# Exercise instructions:
Would you repeat the listing exactly but omit every picture?

# Collected data:
□ □ □ □ □ □ □

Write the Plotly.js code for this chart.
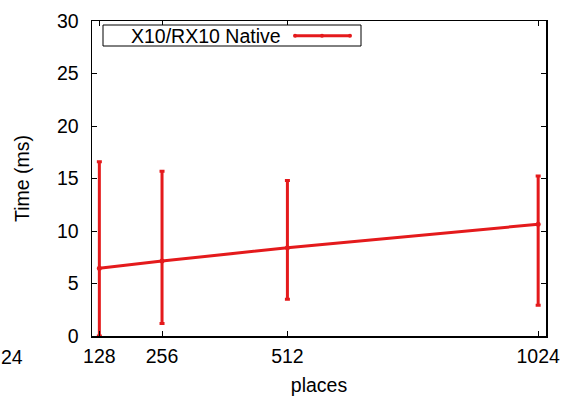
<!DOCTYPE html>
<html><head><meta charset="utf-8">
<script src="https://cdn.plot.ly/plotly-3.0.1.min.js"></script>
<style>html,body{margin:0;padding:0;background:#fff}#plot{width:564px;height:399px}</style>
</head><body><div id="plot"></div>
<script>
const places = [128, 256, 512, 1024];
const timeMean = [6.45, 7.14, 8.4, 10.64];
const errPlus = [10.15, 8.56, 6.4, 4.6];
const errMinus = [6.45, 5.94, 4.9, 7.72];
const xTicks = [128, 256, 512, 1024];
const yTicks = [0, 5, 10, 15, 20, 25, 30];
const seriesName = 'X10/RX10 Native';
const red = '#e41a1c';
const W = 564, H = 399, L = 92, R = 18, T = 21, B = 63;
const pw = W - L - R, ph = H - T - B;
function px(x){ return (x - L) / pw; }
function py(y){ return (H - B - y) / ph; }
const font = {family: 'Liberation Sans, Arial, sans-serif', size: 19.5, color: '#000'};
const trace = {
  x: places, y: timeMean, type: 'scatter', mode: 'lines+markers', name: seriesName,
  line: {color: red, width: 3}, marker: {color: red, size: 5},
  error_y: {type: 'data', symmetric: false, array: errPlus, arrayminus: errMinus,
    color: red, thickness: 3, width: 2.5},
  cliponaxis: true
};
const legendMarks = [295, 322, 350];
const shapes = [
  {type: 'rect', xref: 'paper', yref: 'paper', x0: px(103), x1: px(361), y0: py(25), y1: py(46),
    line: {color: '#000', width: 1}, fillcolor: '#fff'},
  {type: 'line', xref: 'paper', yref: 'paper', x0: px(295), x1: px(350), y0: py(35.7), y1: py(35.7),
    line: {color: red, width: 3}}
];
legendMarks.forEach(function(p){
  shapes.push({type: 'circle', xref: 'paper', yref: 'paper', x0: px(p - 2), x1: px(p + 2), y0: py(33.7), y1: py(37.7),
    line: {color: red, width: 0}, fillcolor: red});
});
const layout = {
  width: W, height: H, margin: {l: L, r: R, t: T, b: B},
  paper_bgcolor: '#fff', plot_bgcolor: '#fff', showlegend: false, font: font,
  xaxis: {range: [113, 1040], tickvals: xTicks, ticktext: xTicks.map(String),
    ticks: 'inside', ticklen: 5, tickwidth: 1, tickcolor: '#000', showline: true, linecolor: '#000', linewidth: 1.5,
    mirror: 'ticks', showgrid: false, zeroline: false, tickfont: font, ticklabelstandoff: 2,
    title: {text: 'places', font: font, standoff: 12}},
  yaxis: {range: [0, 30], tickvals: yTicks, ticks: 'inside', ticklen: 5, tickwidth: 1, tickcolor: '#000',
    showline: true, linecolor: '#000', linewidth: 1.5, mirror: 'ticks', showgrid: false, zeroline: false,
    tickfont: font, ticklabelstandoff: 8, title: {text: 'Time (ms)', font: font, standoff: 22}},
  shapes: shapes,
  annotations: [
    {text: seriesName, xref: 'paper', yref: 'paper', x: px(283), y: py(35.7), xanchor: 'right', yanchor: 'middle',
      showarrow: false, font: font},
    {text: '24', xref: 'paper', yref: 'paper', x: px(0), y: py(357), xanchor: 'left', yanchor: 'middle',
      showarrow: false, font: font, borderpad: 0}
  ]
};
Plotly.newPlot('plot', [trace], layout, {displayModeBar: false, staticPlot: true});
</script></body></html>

□ □ □ □ □ □ □

# Response to the task:
Write the Plotly.js code for this chart.
<!DOCTYPE html>
<html><head><meta charset="utf-8">
<script src="https://cdn.plot.ly/plotly-3.0.1.min.js"></script>
<style>html,body{margin:0;padding:0;background:#fff}#plot{width:564px;height:399px}</style>
</head><body><div id="plot"></div>
<script>
const places = [128, 256, 512, 1024];
const timeMean = [6.45, 7.14, 8.4, 10.64];
const errPlus = [10.15, 8.56, 6.4, 4.6];
const errMinus = [6.45, 5.94, 4.9, 7.72];
const xTicks = [128, 256, 512, 1024];
const yTicks = [0, 5, 10, 15, 20, 25, 30];
const seriesName = 'X10/RX10 Native';
const red = '#e41a1c';
const W = 564, H = 399, L = 92, R = 18, T = 21, B = 63;
const pw = W - L - R, ph = H - T - B;
function px(x){ return (x - L) / pw; }
function py(y){ return (H - B - y) / ph; }
const font = {family: 'Liberation Sans, Arial, sans-serif', size: 19.5, color: '#000'};
const trace = {
  x: places, y: timeMean, type: 'scatter', mode: 'lines+markers', name: seriesName,
  line: {color: red, width: 3}, marker: {color: red, size: 5},
  error_y: {type: 'data', symmetric: false, array: errPlus, arrayminus: errMinus,
    color: red, thickness: 3, width: 2.5},
  cliponaxis: true
};
const legendMarks = [295, 322, 350];
const shapes = [
  {type: 'rect', xref: 'paper', yref: 'paper', x0: px(103), x1: px(361), y0: py(25), y1: py(46),
    line: {color: '#000', width: 1}, fillcolor: '#fff'},
  {type: 'line', xref: 'paper', yref: 'paper', x0: px(295), x1: px(350), y0: py(35.7), y1: py(35.7),
    line: {color: red, width: 3}}
];
legendMarks.forEach(function(p){
  shapes.push({type: 'circle', xref: 'paper', yref: 'paper', x0: px(p - 2), x1: px(p + 2), y0: py(33.7), y1: py(37.7),
    line: {color: red, width: 0}, fillcolor: red});
});
const layout = {
  width: W, height: H, margin: {l: L, r: R, t: T, b: B},
  paper_bgcolor: '#fff', plot_bgcolor: '#fff', showlegend: false, font: font,
  xaxis: {range: [113, 1040], tickvals: xTicks, ticktext: xTicks.map(String),
    ticks: 'inside', ticklen: 5, tickwidth: 1, tickcolor: '#000', showline: true, linecolor: '#000', linewidth: 1.5,
    mirror: 'ticks', showgrid: false, zeroline: false, tickfont: font, ticklabelstandoff: 2,
    title: {text: 'places', font: font, standoff: 12}},
  yaxis: {range: [0, 30], tickvals: yTicks, ticks: 'inside', ticklen: 5, tickwidth: 1, tickcolor: '#000',
    showline: true, linecolor: '#000', linewidth: 1.5, mirror: 'ticks', showgrid: false, zeroline: false,
    tickfont: font, ticklabelstandoff: 8, title: {text: 'Time (ms)', font: font, standoff: 22}},
  shapes: shapes,
  annotations: [
    {text: seriesName, xref: 'paper', yref: 'paper', x: px(283), y: py(35.7), xanchor: 'right', yanchor: 'middle',
      showarrow: false, font: font},
    {text: '24', xref: 'paper', yref: 'paper', x: px(0), y: py(357), xanchor: 'left', yanchor: 'middle',
      showarrow: false, font: font, borderpad: 0}
  ]
};
Plotly.newPlot('plot', [trace], layout, {displayModeBar: false, staticPlot: true});
</script></body></html>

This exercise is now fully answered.